Reputation: 13
Im trying to compute the Canberra distance between two distinct RDD's within Apache Spark. The RDD's are of the same dimension and not particularly big.
Does anyone have any suggestions about the best approach to do this within the RDD api? The equation for the Canberra distance can be seen in the link below.
Canberra Distance Between Two Vectors
Upvotes: 1
Views: 192
Reputation: 26
You will need to create an index for each RDD and then join them. This will then allow you to perform a map to calculate the distance for each pair and then collect the total sum.
The following should work:
// I am assuming here that your vectors are initially stored as arrays of Double
val dataX = sc.parallelize(Array(11.0, 12.0, 13.0, 14.0, 15.0))
val dataY = sc.parallelize(Array(21.0, 22.0, 23.0, 24.0, 25.0))
def canberraDist(sc: SparkContext, X: RDD[Double], Y: RDD[Double]): Double ={
// Create an index based on length for each RDD.
// Index is added as second value so use map to switch order allowing join to work properly.
// This can be done in the join step, but added here for clarity.
val RDDX = X.zipWithIndex().map(x => (x._2,x._1))
val RDDY = Y.zipWithIndex().map(x => (x._2,x._1))
// Join the 2 RDDs on index value.
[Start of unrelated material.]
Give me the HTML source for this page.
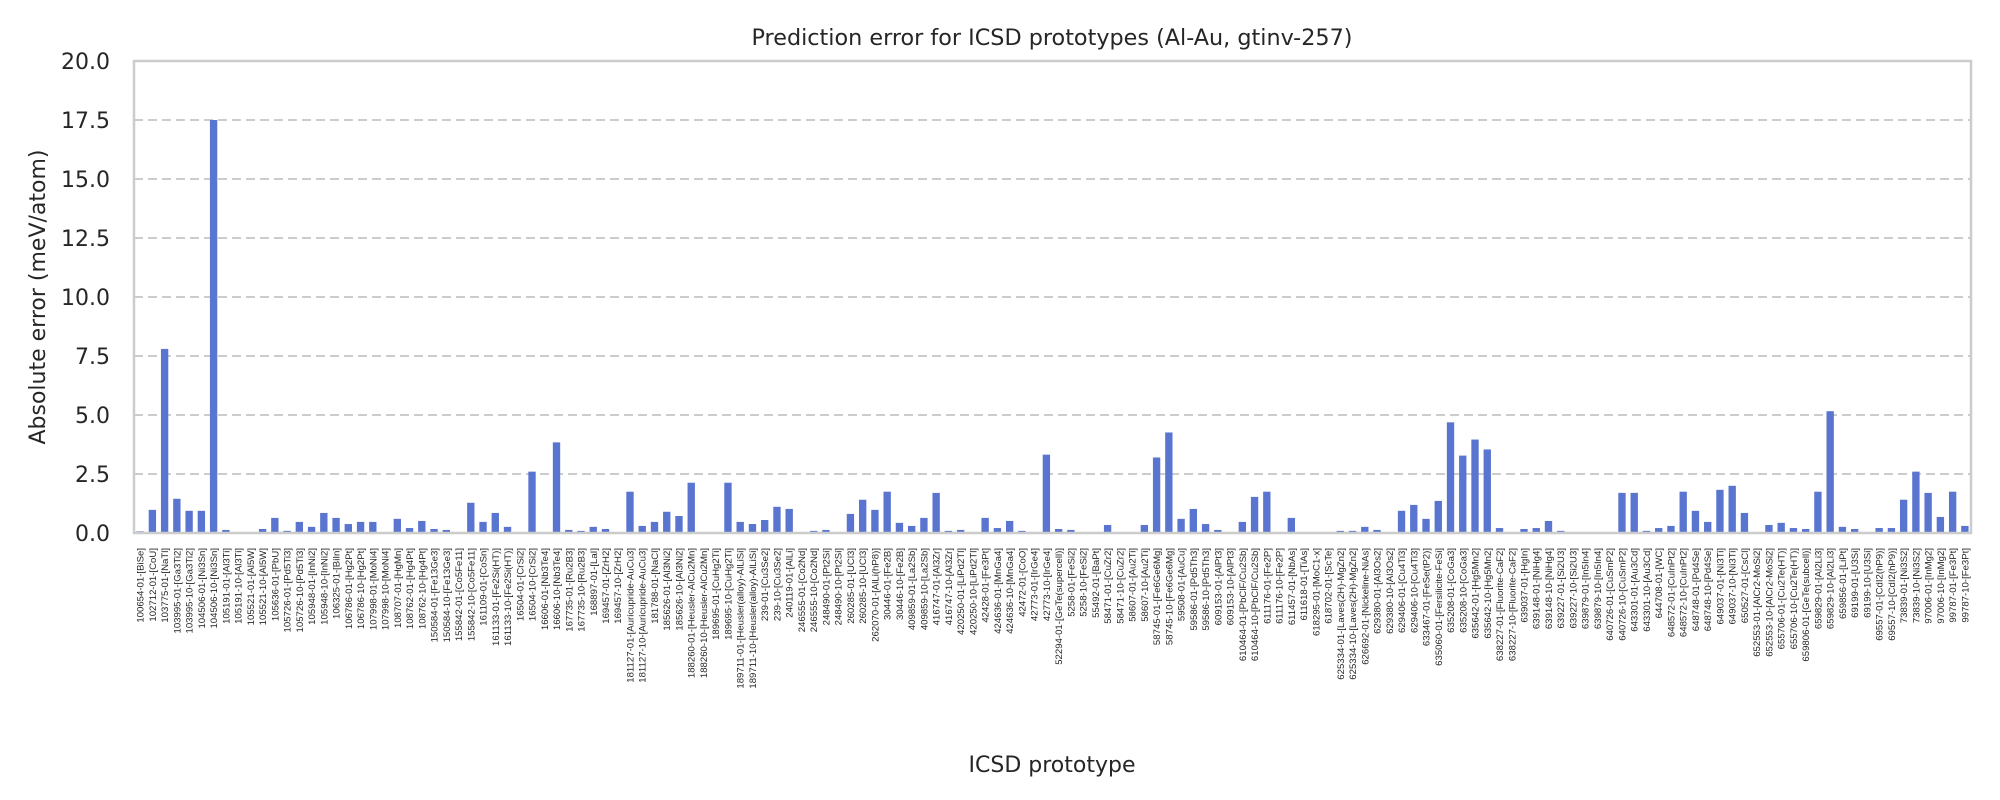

Returns: RDD[(Long, (Double, Double))]
val RDDJoined = RDDX.map(x => (x._1,x._2)).join(RDDY.map(x => (x._1,x._2)))
// Calculate Canberra Distance
val distance = RDDJoined.map{case (id, (x,y)) => { ( math.abs(x - y) / (math.abs(x) + math.abs(y)) ) } }.reduce(_+_)
// Return Value
return distance
}
var totalDist = canberraDist(sc, dataX, dataY)
println(totalDist)
Upvotes: 1